→ RAW DATA
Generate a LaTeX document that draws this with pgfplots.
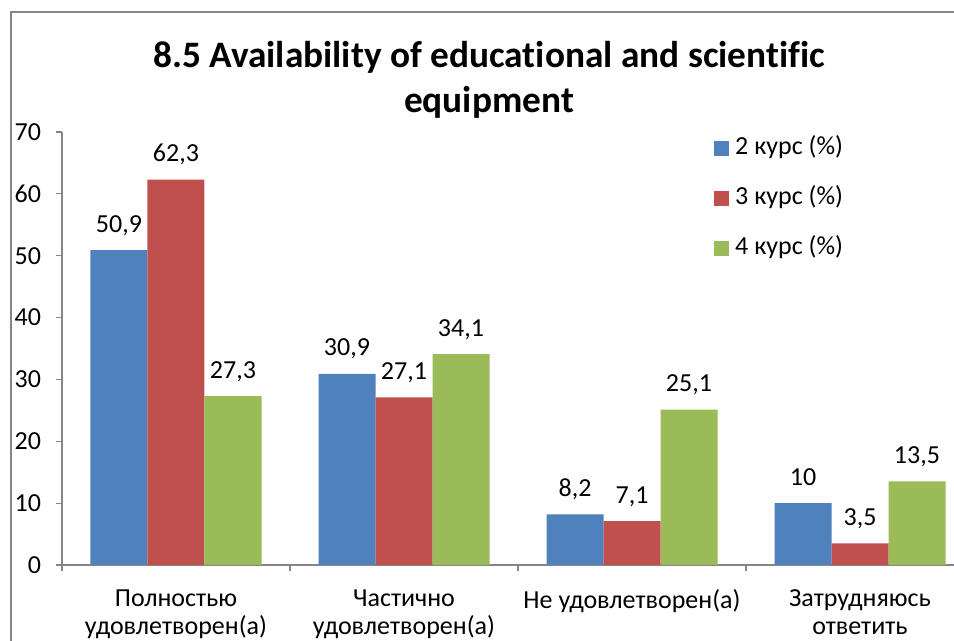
\documentclass[border=0pt]{standalone}
\usepackage{pgfplots}
\pgfplotsset{compat=1.18}
\usepackage{fontspec}
\setmainfont{Carlito}[Ligatures=NoCommon]
\definecolor{cblue}{HTML}{4F81BD}
\definecolor{cred}{HTML}{C0504D}
\definecolor{cgreen}{HTML}{9BBB59}
\definecolor{axgray}{HTML}{868686}
\newcommand{\lblfont}{\fontsize{19.5}{21}\selectfont}
\begin{document}
\begin{tikzpicture}[x=0.75pt,y=0.75pt]
\begin{scope}
\clip (0,0) rectangle (954,641);
\fill[white] (0,0) rectangle (954,641);
\draw[axgray, line width=0.9pt] (11,-5) -- (11,629) -- (960,629);
\node[anchor=base, font=\fontsize{28}{34}\selectfont\bfseries] at (489,573) {8.5 Availability of educational and scientific};
\node[anchor=base, font=\fontsize{28}{34}\selectfont\bfseries] at (489,528) {equipment};
\begin{axis}[
  at={(46.5pt,57pt)}, anchor=south west,
  scale only axis, width=684pt, height=324.75pt,
  xmin=-0.5, xmax=3.5, ymin=0, ymax=70,
  ybar=0pt, bar width=0.25,
  axis x line*=bottom, axis y line*=left,
  axis line style={axgray, line width=0.9pt, -},
  every tick/.style={axgray, line width=0.9pt},
  tick align=outside,
  ytick={0,10,...,70},
  y tick label style={font=\lblfont, anchor=east, inner sep=0pt, xshift=-11pt},
  /pgf/number format/assume math mode=true,
  major tick length=4.5pt,
  xtick={0,1,2,3},
  x tick style={draw=none},
  xticklabels={{Полностью\\удовлетворен(а)},{Частично\\удовлетворен(а)},{Не удовлетворен(а)},{Затрудняюсь\\ответить}},
  x tick label style={font=\lblfont, align=center, anchor=north, inner sep=0pt, yshift=-14pt},
  extra x ticks={-0.5,0.5,1.5,2.5,3.5},
  extra x tick labels={},
  extra x tick style={x tick style={draw=axgray, line width=0.9pt}, major tick length=4.5pt},
  nodes near coords={\pgfmathprintnumber[use comma, fixed, precision=1]{\pgfplotspointmeta}},
  every node near coord/.append style={font=\lblfont, anchor=base, inner sep=0pt, yshift=13.5pt, text=black},
  legend style={draw=none, fill=none, at={(0.7105,0.995)}, anchor=north west, font=\lblfont,
    nodes={inner sep=0pt, text height=13pt, text depth=4pt}, row sep=20.5pt,
    /tikz/every odd column/.append style={column sep=4.5pt}},
  legend cell align=left,
  clip=false,
]
\addplot[fill=cblue, draw=none, legend image code/.code={\fill[cblue] (0pt,-5.6pt) rectangle (11.25pt,5.6pt);}] coordinates {(0,50.9) (1,30.9) (2,8.2) (3,10)};
\addplot[fill=cred, draw=none, legend image code/.code={\fill[cred] (0pt,-5.6pt) rectangle (11.25pt,5.6pt);}] coordinates {(0,62.3) (1,27.1) (2,7.1) (3,3.5)};
\addplot[fill=cgreen, draw=none, legend image code/.code={\fill[cgreen] (0pt,-5.6pt) rectangle (11.25pt,5.6pt);}] coordinates {(0,27.3) (1,34.1) (2,25.1) (3,13.5)};
\legend{2 курс (\%),3 курс (\%),4 курс (\%)}
\end{axis}
\end{scope}
\pgfresetboundingbox
\useasboundingbox (0,0) rectangle (954,641);
\end{tikzpicture}
\end{document}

→ WRITTEN TASK
Omit the pictures and give the material again, exactly and in full.

→ CORRECT RESULT
Generate a LaTeX document that draws this with pgfplots.
\documentclass[border=0pt]{standalone}
\usepackage{pgfplots}
\pgfplotsset{compat=1.18}
\usepackage{fontspec}
\setmainfont{Carlito}[Ligatures=NoCommon]
\definecolor{cblue}{HTML}{4F81BD}
\definecolor{cred}{HTML}{C0504D}
\definecolor{cgreen}{HTML}{9BBB59}
\definecolor{axgray}{HTML}{868686}
\newcommand{\lblfont}{\fontsize{19.5}{21}\selectfont}
\begin{document}
\begin{tikzpicture}[x=0.75pt,y=0.75pt]
\begin{scope}
\clip (0,0) rectangle (954,641);
\fill[white] (0,0) rectangle (954,641);
\draw[axgray, line width=0.9pt] (11,-5) -- (11,629) -- (960,629);
\node[anchor=base, font=\fontsize{28}{34}\selectfont\bfseries] at (489,573) {8.5 Availability of educational and scientific};
\node[anchor=base, font=\fontsize{28}{34}\selectfont\bfseries] at (489,528) {equipment};
\begin{axis}[
  at={(46.5pt,57pt)}, anchor=south west,
  scale only axis, width=684pt, height=324.75pt,
  xmin=-0.5, xmax=3.5, ymin=0, ymax=70,
  ybar=0pt, bar width=0.25,
  axis x line*=bottom, axis y line*=left,
  axis line style={axgray, line width=0.9pt, -},
  every tick/.style={axgray, line width=0.9pt},
  tick align=outside,
  ytick={0,10,...,70},
  y tick label style={font=\lblfont, anchor=east, inner sep=0pt, xshift=-11pt},
  /pgf/number format/assume math mode=true,
  major tick length=4.5pt,
  xtick={0,1,2,3},
  x tick style={draw=none},
  xticklabels={{Полностью\\удовлетворен(а)},{Частично\\удовлетворен(а)},{Не удовлетворен(а)},{Затрудняюсь\\ответить}},
  x tick label style={font=\lblfont, align=center, anchor=north, inner sep=0pt, yshift=-14pt},
  extra x ticks={-0.5,0.5,1.5,2.5,3.5},
  extra x tick labels={},
  extra x tick style={x tick style={draw=axgray, line width=0.9pt}, major tick length=4.5pt},
  nodes near coords={\pgfmathprintnumber[use comma, fixed, precision=1]{\pgfplotspointmeta}},
  every node near coord/.append style={font=\lblfont, anchor=base, inner sep=0pt, yshift=13.5pt, text=black},
  legend style={draw=none, fill=none, at={(0.7105,0.995)}, anchor=north west, font=\lblfont,
    nodes={inner sep=0pt, text height=13pt, text depth=4pt}, row sep=20.5pt,
    /tikz/every odd column/.append style={column sep=4.5pt}},
  legend cell align=left,
  clip=false,
]
\addplot[fill=cblue, draw=none, legend image code/.code={\fill[cblue] (0pt,-5.6pt) rectangle (11.25pt,5.6pt);}] coordinates {(0,50.9) (1,30.9) (2,8.2) (3,10)};
\addplot[fill=cred, draw=none, legend image code/.code={\fill[cred] (0pt,-5.6pt) rectangle (11.25pt,5.6pt);}] coordinates {(0,62.3) (1,27.1) (2,7.1) (3,3.5)};
\addplot[fill=cgreen, draw=none, legend image code/.code={\fill[cgreen] (0pt,-5.6pt) rectangle (11.25pt,5.6pt);}] coordinates {(0,27.3) (1,34.1) (2,25.1) (3,13.5)};
\legend{2 курс (\%),3 курс (\%),4 курс (\%)}
\end{axis}
\end{scope}
\pgfresetboundingbox
\useasboundingbox (0,0) rectangle (954,641);
\end{tikzpicture}
\end{document}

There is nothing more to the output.